Труд этот, Ваня, был страшно громаден —
Не по плечу одному!
В мире есть царь, этот царь беспощаден,
Голод названье ему.
 
   Сон начат как баллада. Луна, мертвецы со скрежетом зубовным, их странная песня — характерные аксессуары балладной поэтики сгущены в первых строфах и усиливают ощущение сна. Но рассказ о народе не остается балладой, а переходит в песню.
   Образ народа, каким он явился во сне, образ трагический и необычайно масштабный. Предстала как бы вся «родимая Русь». Первоначально бывшая у Некрасова строка:
 
С Немана, с матушки Волги, с Оки —
 
   сменяется другой:
 
С Волхова, с матушки Волги, с Оки —
 
   не только потому, что, правда, очень удачно, Волховсвязывается внутренней рифмой с Волгой.География становится более национальной и в своем настоящем, и в обращенности к прошлому.

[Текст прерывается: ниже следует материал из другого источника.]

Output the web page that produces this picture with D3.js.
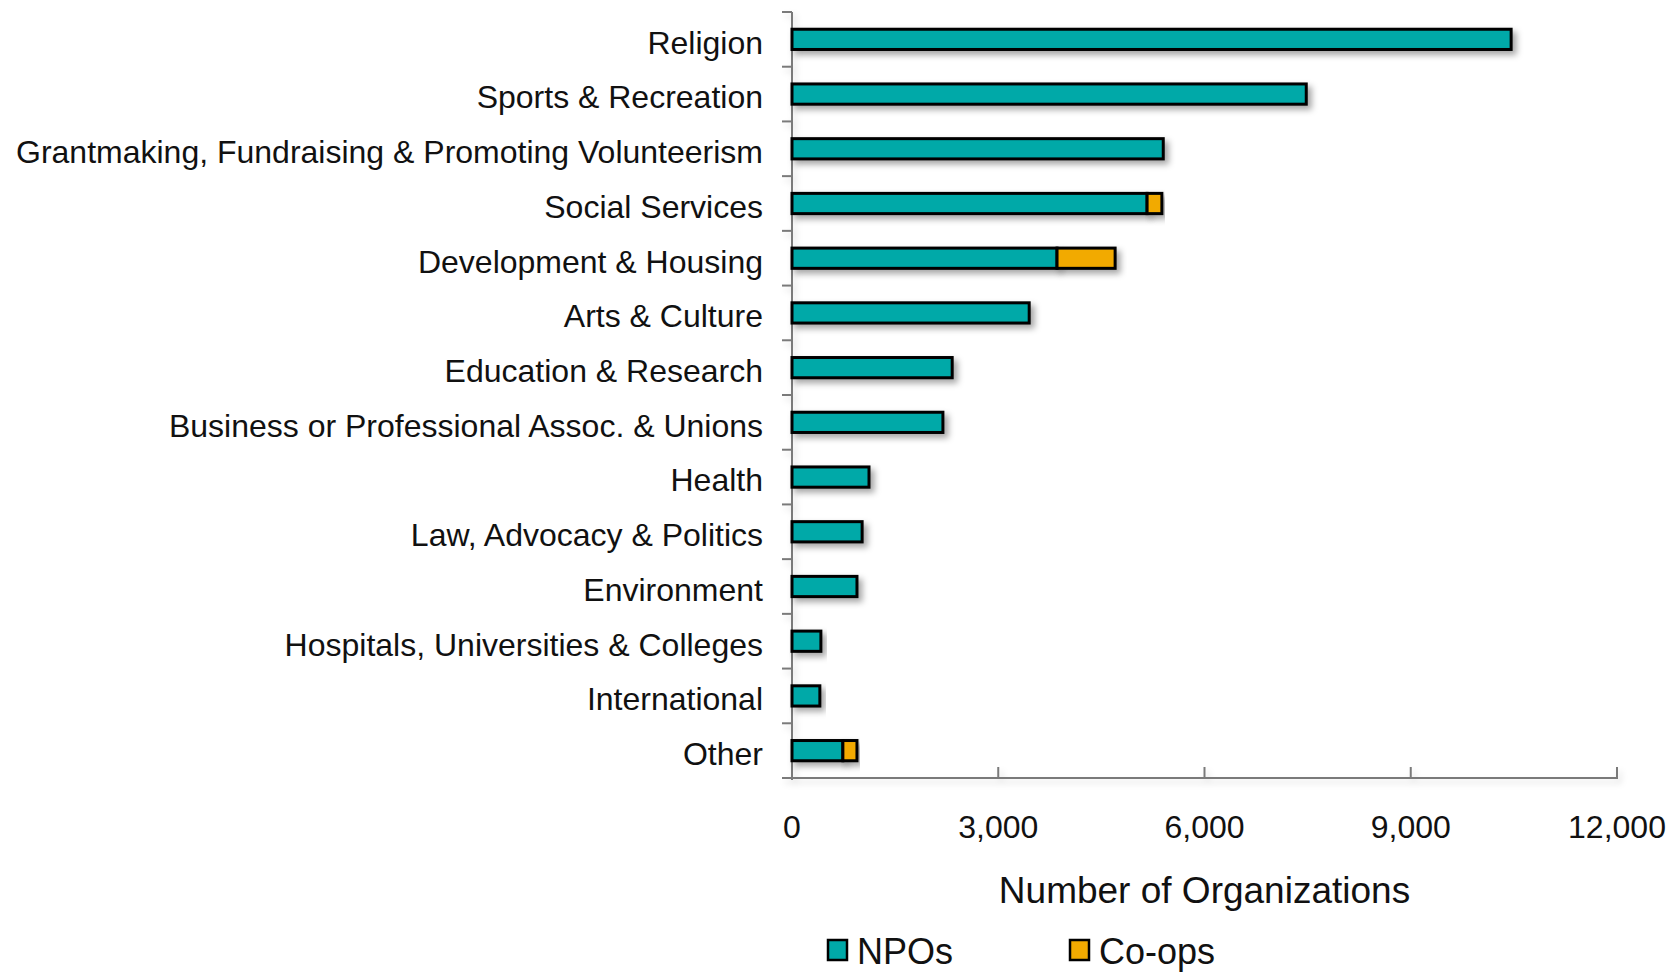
<!DOCTYPE html>
<html><head><meta charset="utf-8">
<script src="https://cdn.jsdelivr.net/npm/d3@7"></script>
<style>
html,body{margin:0;padding:0;background:#fff;}
svg{display:block;font-family:"Liberation Sans",Arial,sans-serif;}
</style></head>
<body><svg id="c" width="1677" height="973"></svg>
<script>
const categories = ["Religion","Sports & Recreation","Grantmaking, Fundraising & Promoting Volunteerism","Social Services","Development & Housing","Arts & Culture","Education & Research","Business or Professional Assoc. & Unions","Health","Law, Advocacy & Politics","Environment","Hospitals, Universities & Colleges","International","Other"];
const npos  = [10460,7480,5400,5165,3855,3450,2330,2195,1120,1020,945,420,405,740];
const coops = [0,0,0,215,845,0,0,0,0,0,0,0,0,205];
const seriesNames = ["NPOs","Co-ops"];
const seriesColors = ["#00A9A8","#F2AA00"];
const xTicks = [0,3000,6000,9000,12000];
const xTitle = "Number of Organizations";

(function(){
const svg = d3.select("#c");
const mLeft = 792, mRight = 1617, mTop = 12, mBottom = 778;

const defs = svg.append("defs");
const sh = defs.append("filter").attr("id","sh").attr("x","-10%").attr("y","-50%").attr("width","130%").attr("height","250%");
sh.append("feDropShadow").attr("dx",4).attr("dy",4).attr("stdDeviation",3).attr("flood-color","#000").attr("flood-opacity",0.35);
const sh2 = defs.append("filter").attr("id","sh2").attr("x","-10%").attr("y","-10%").attr("width","130%").attr("height","130%");
sh2.append("feDropShadow").attr("dx",3).attr("dy",4).attr("stdDeviation",3).attr("flood-color","#000").attr("flood-opacity",0.15);

const x = d3.scaleLinear().domain([0,12000]).range([mLeft,mRight]);
const p = 0.63;
const y = d3.scaleBand().domain(categories).range([mTop,mBottom]).paddingInner(p).paddingOuter(p/2);

const data = categories.map((c,i)=>({cat:c, NPOs:npos[i], "Co-ops":coops[i]}));
const stack = d3.stack().keys(seriesNames)(data);

const axisColor = "#7a7a7a";
const ax = svg.append("g").attr("filter","url(#sh2)");
ax.append("line").attr("x1",mLeft).attr("x2",mLeft).attr("y1",mTop).attr("y2",mBottom+2)
  .attr("stroke",axisColor).attr("stroke-width",2);
const step = y.step();
d3.range(14).forEach(i=>{
  const yy = mTop + i*step;
  ax.append("line").attr("x1",mLeft-10).attr("x2",mLeft).attr("y1",yy).attr("y2",yy)
    .attr("stroke",axisColor).attr("stroke-width",2);
});
ax.append("line").attr("x1",mLeft-10).attr("x2",mRight+1).attr("y1",mBottom).attr("y2",mBottom)
  .attr("stroke",axisColor).attr("stroke-width",2);
xTicks.slice(1).forEach(t=>{
  ax.append("line").attr("x1",x(t)).attr("x2",x(t)).attr("y1",mBottom-11).attr("y2",mBottom)
    .attr("stroke",axisColor).attr("stroke-width",2);
});

const fmt = d3.format(",");
svg.append("g").selectAll("text").data(xTicks).join("text")
  .attr("x",d=>x(d)).attr("y",838).attr("text-anchor","middle")
  .attr("font-size",32).attr("fill","#111").text(d=>fmt(d));

svg.append("text").attr("x",(mLeft+mRight)/2).attr("y",903).attr("text-anchor","middle")
  .attr("font-size",37).attr("fill","#111").text(xTitle);

svg.append("g").selectAll("text").data(categories).join("text")
  .attr("x",763).attr("y",d=>y(d)+y.bandwidth()/2).attr("dy","0.45em")
  .attr("text-anchor","end").attr("font-size",32).attr("fill","#111").text(d=>d);

const bars = svg.append("g");
stack.forEach((s,si)=>{
  bars.append("g").selectAll("rect").data(s.filter(d=>d[1]-d[0]>0)).join("rect")
    .attr("x",d=>x(d[0])).attr("width",d=>x(d[1])-x(d[0]))
    .attr("y",d=>y(d.data.cat)).attr("height",y.bandwidth())
    .attr("fill",seriesColors[si]).attr("stroke","#000").attr("stroke-width",3)
    .attr("filter","url(#sh)");
});

const lg = svg.append("g");
const legX = [828,1070];
seriesNames.forEach((n,i)=>{
  lg.append("rect").attr("x",legX[i]).attr("y",940).attr("width",19).attr("height",20)
    .attr("fill",seriesColors[i]).attr("stroke","#000").attr("stroke-width",2.5);
  lg.append("text").attr("x",legX[i]+29).attr("y",964).attr("font-size",36).attr("fill","#111").text(n);
});
})();
</script></body></html>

   Иногда вдруг рассказ становится сдержанным, почти сухим: ни одного «образа», ни единой лирической ноты. Повествование приобретает характер и силу документального свидетельства, как в песне мужиков:
 
Мы надрывались под зноем, под холодом,
С вечно согнутой спиной,
Жили в землянках, боролися с голодом,
Мерзли и мокли, болели цингой.
 
 
Грабили нас грамотеи-десятники,
Секло начальство, давила нужда...
 
   И вдруг взрыв, ворвавшееся в рассказ рыданье:
 
Все претерпели мы. Божии ратники,
Мирные дети труда!
Братья! Вы наши плоды пожинаете!
 
   Это рыданье не могло подчиниться строфическому делению стихов и начаться с новой строфы. Оно ворвалось там, где, что называется, подступило к горлу.

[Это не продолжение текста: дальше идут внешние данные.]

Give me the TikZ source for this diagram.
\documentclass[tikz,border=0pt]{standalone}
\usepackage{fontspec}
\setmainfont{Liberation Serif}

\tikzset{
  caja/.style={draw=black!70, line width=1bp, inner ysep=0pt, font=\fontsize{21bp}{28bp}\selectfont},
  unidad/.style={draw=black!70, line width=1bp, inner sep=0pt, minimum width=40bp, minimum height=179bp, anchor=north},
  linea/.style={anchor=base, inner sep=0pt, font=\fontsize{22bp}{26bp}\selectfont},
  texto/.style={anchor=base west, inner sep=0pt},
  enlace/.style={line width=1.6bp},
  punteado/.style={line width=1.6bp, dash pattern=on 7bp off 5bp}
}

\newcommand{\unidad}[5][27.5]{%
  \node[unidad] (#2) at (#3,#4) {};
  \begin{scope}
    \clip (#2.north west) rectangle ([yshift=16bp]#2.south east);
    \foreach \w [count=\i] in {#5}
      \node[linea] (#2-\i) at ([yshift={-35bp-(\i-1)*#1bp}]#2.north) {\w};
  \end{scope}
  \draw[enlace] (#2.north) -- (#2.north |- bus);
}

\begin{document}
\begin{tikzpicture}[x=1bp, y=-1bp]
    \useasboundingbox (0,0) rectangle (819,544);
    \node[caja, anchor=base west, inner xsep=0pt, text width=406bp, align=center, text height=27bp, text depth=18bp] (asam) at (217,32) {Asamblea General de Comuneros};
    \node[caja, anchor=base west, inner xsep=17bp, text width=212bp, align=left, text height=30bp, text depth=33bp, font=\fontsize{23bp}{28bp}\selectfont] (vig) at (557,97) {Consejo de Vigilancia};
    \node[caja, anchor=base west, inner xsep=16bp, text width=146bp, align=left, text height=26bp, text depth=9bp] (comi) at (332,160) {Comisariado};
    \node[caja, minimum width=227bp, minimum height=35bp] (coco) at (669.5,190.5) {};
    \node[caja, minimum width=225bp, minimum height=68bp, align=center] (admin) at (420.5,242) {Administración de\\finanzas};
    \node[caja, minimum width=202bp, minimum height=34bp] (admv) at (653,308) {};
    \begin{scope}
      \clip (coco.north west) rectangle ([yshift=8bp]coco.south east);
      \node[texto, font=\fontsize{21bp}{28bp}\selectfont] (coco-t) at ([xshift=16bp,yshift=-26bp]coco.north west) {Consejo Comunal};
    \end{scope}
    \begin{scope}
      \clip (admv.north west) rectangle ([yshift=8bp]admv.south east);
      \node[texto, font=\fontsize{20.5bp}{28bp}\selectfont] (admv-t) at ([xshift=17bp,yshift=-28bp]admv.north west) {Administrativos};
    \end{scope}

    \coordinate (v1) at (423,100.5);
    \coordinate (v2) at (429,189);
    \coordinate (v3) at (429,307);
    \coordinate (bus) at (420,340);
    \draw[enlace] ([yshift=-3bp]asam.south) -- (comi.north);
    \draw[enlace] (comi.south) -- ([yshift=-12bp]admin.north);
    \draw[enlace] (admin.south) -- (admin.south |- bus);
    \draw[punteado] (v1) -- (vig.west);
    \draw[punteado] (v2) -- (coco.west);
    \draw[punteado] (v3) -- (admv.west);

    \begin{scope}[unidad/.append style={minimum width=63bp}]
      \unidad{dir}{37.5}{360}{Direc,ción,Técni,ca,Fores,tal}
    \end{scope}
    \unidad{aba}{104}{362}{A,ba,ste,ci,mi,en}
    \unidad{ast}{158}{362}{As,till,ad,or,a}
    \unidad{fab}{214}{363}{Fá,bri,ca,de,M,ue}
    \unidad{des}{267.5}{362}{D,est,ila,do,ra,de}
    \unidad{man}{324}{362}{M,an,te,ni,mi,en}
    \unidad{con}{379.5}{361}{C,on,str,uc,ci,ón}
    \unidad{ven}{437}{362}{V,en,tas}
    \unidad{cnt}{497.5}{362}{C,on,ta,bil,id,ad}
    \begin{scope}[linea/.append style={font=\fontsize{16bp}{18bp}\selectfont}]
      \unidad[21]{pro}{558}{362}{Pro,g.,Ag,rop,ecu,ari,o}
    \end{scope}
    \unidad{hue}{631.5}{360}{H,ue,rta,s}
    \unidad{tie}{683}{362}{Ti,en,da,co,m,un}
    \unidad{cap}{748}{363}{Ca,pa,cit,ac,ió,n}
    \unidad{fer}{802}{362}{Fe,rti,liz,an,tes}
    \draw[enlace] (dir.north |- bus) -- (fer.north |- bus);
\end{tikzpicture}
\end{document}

   Только поняв и показав народ в его высокой поэтической сущности, поэт мог воскликнуть:
 
Да не робей за отчизну любезную...
Вынес достаточно русский народ,
Вынес и эту дорогу железную —
Вынесет все, что Господь ни пошлет!
Вынесет все — и широкую, ясную
Грудью дорогу проложит себе.
 
   Однако, становясь оптимистической, трагедия не переставала быть трагедией. Она есть и в спокойном, но жутком приговоре некрасовского стихотворения:
 
Жаль только — жить в эту пору прекрасную
Уж не придется — ни мне, ни тебе.
 
   Это тоже уверенное, трезвое и спокойное «ни тебе» — просто страшно.

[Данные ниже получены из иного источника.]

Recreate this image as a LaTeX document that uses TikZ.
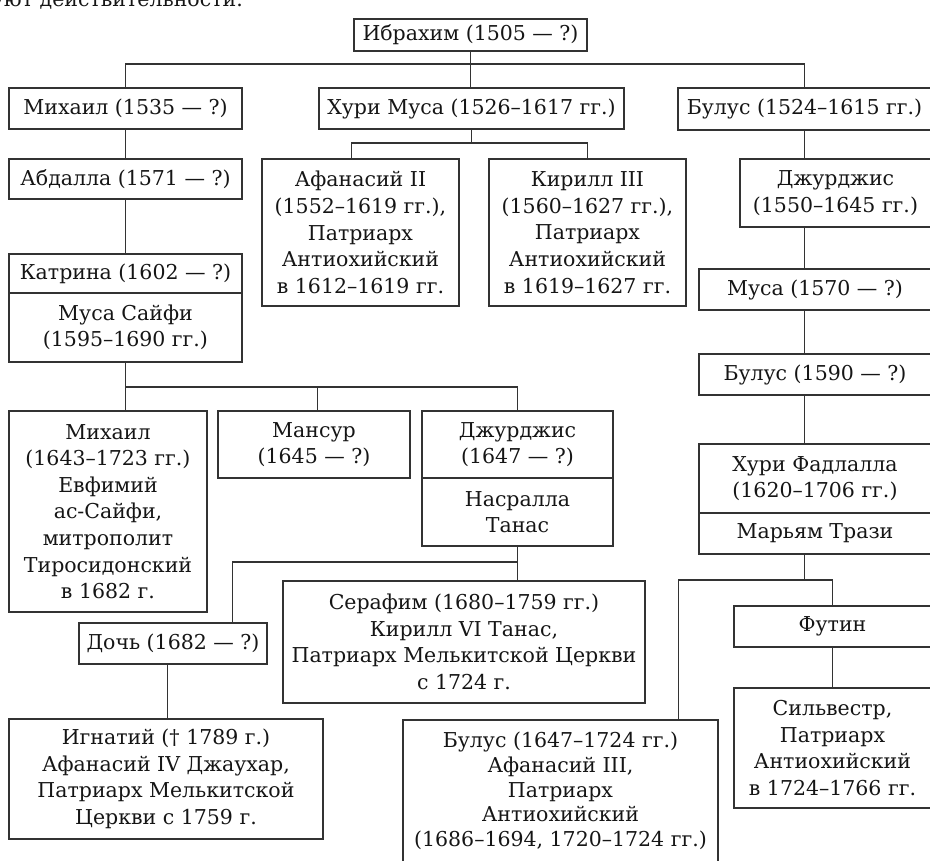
\documentclass[tikz,border=0pt]{standalone}
\usepackage{fontspec}
\setmainfont{DejaVu Serif}
\definecolor{ink}{HTML}{151515}
\definecolor{rule}{HTML}{333333}
\tikzset{
  box/.style={draw=rule, line width=1.1pt, inner sep=0pt, align=center, text=ink,
    font=\fontsize{20.5}{26.6}\selectfont},
  conn/.style={draw=rule, line width=1.1pt}
}
\newcommand\bx[6]{\node[box,minimum width={(#4-#2)*1pt},minimum height={(#5-#3)*1pt}] (#1) at ({(#2+#4)/2},{(#3+#5)/2}) {#6};}
\begin{document}
\begin{tikzpicture}[x=1pt,y=-1pt]
\useasboundingbox (0,0) rectangle (930,861);
\clip (0,0) rectangle (930,861);
\fill[white] (0,0) rectangle (930,861);
\node[anchor=base east, text=ink, inner sep=0pt, font=\fontsize{20.5}{26.6}\selectfont] (toptext) at (243,7) {соответствуют действительности.};
% boxes
\bx{ibr}{354}{19}{587}{51}{Ибрахим (1505 — ?)}
\bx{mih1}{9}{88}{242}{129}{Михаил (1535 — ?)}
\bx{hmusa}{319}{88}{624}{129}{Хури Муса (1526–1617 гг.)}
\bx{bul1}{678}{88}{931}{130}{Булус (1524–1615 гг.)}
\bx{abd}{9}{159}{242}{199}{Абдалла (1571 — ?)}
\bx{afa2}{262}{159}{459}{306}{Афанасий II\\(1552–1619 гг.),\\Патриарх\\Антиохийский\\в 1612–1619 гг.}
\bx{kir3}{489}{159}{686}{306}{Кирилл III\\(1560–1627 гг.),\\Патриарх\\Антиохийский\\в 1619–1627 гг.}
\bx{dzh1}{740}{159}{931}{227}{Джурджис\\(1550–1645 гг.)}
\bx{musa2}{699}{269}{931}{310}{Муса (1570 — ?)}
\bx{kat}{9}{254}{242}{293}{Катрина (1602 — ?)}
\bx{msai}{9}{293}{242}{362}{Муса Сайфи\\(1595–1690 гг.)}
\bx{bul2}{699}{354}{931}{395}{Булус (1590 — ?)}
\bx{mih2}{9}{411}{207}{612}{Михаил\\(1643–1723 гг.)\\Евфимий\\ас-Сайфи,\\митрополит\\Тиросидонский\\в 1682 г.}
\bx{man}{218}{411}{410}{478}{Мансур\\(1645 — ?)}
\bx{dzh2}{422}{411}{613}{478}{Джурджис\\(1647 — ?)}
\bx{nas}{422}{478}{613}{546}{Насралла\\Танас}
\bx{hfad}{699}{444}{931}{513}{Хури Фадлалла\\(1620–1706 гг.)}
\bx{mar}{699}{513}{931}{554}{Марьям Трази}
\bx{ser}{283}{581}{645}{703}{Серафим (1680–1759 гг.)\\Кирилл VI Танас,\\Патриарх Мелькитской Церкви\\с 1724 г.}
\bx{doch}{79}{623}{267}{664}{Дочь (1682 — ?)}
\bx{fut}{734}{606}{931}{647}{Футин}
\bx{ign}{9}{719}{323}{839}{Игнатий († 1789 г.)\\Афанасий IV Джаухар,\\Патриарх Мелькитской\\Церкви с 1759 г.}
\bx{sil}{734}{688}{931}{808}{Сильвестр,\\Патриарх\\Антиохийский\\в 1724–1766 гг.}
\node[box,minimum width=315pt,minimum height=142pt,font=\fontsize{20.5}{24.8}\selectfont] (bul3) at (560.5,791) {Булус (1647–1724 гг.)\\Афанасий III,\\Патриарх\\Антиохийский\\(1686–1694, 1720–1724 гг.)};
% junction rows
\coordinate (r0) at (0,64);
\coordinate (r1) at (0,143);
\coordinate (r2) at (0,387);
\coordinate (r3) at (0,562);
\coordinate (r4) at (0,580);
% connectors
\draw[conn] (ibr.south) -- (ibr.south |- hmusa.north);
\draw[conn] (mih1.north) -- (mih1.north |- r0) -- (bul1.north |- r0) -- (bul1.north);
\draw[conn] (mih1) -- (abd);
\draw[conn] (abd) -- (kat);
\draw[conn] (hmusa.south) -- (hmusa.south |- r1);
\draw[conn] ([xshift=90pt]afa2.north west) -- ([xshift=90pt]afa2.north west |- r1) -- (kir3.north |- r1) -- (kir3.north);
\draw[conn] (bul1) -- (dzh1.north -| bul1.south);
\draw[conn] (dzh1.south -| bul1.south) -- (musa2.north -| bul1.south);
\draw[conn] (musa2.south -| bul1.south) -- (bul2.north -| bul1.south);
\draw[conn] (bul2.south -| bul1.south) -- (hfad.north -| bul1.south);
\draw[conn] (msai.south) -- (msai.south |- mih2.north);
\draw[conn] (msai.south |- r2) -- (dzh2.north |- r2) -- (dzh2.north);
\draw[conn] ([xshift=100pt]man.north west |- r2) -- ([xshift=100pt]man.north west);
\draw[conn] (nas.south) -- (nas.south |- ser.north);
\draw[conn] (nas.south |- r3) -| ([xshift=154pt]doch.north west);
\draw[conn] ([xshift=89pt]doch.south west) -- ([xshift=89pt]doch.south west |- ign.north);
\draw[conn] (mar.south -| bul1.south) -- (bul1.south |- r4);
\draw[conn] ([xshift=276pt]bul3.north west) -- ([xshift=276pt]bul3.north west |- r4) -| (fut.north);
\draw[conn] (fut) -- (sil);
\end{tikzpicture}
\end{document}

   В первой части стихотворения была явь, во второй был сон, но было то, что их объединило. Была поэзия: поэзия природы, по-народному воспринятая, поэзия народного страдания и подвига, достойного высокой патетики: строители дороги — «Божии ратники», «Мирные дети труда», воззвавшие к жизни бесплодные дебри и обретшие гроб.
   В третьей части снова явь. Переход резок, пробуждение неожиданно.
 
«Видел, папаша, я сон удивительный, —
Ваня сказал, — тысяч пять мужиков,
Русских племен и пород представители
Вдруг появились — и он мне сказал:
— Вот они — нашей дороги строители!..»
Захохотал генерал!
 
   Свисток нарушил сон, генеральский хохот разрушил поэзию. Генерал и не был приобщен к миру поэзии. Там был автор, был Ваня, там были мы.
   Вся эта третья часть толкуется обычно (ведь стихотворение изучают в школе) как спор повествователя с генералом.
   В действительности же никакого так понятого спора здесь нет. После деликатного замечания: «Я говорю не для вас, а для Вани» — рассказчик отступает перед генеральским напором, так сказать, оставляя поле боя, и генерал бушует в одиночестве. Генерал сам опровергает себя. Он обороняется и наступает в роли несколько для генералов необычной — защитника эстетических ценностей.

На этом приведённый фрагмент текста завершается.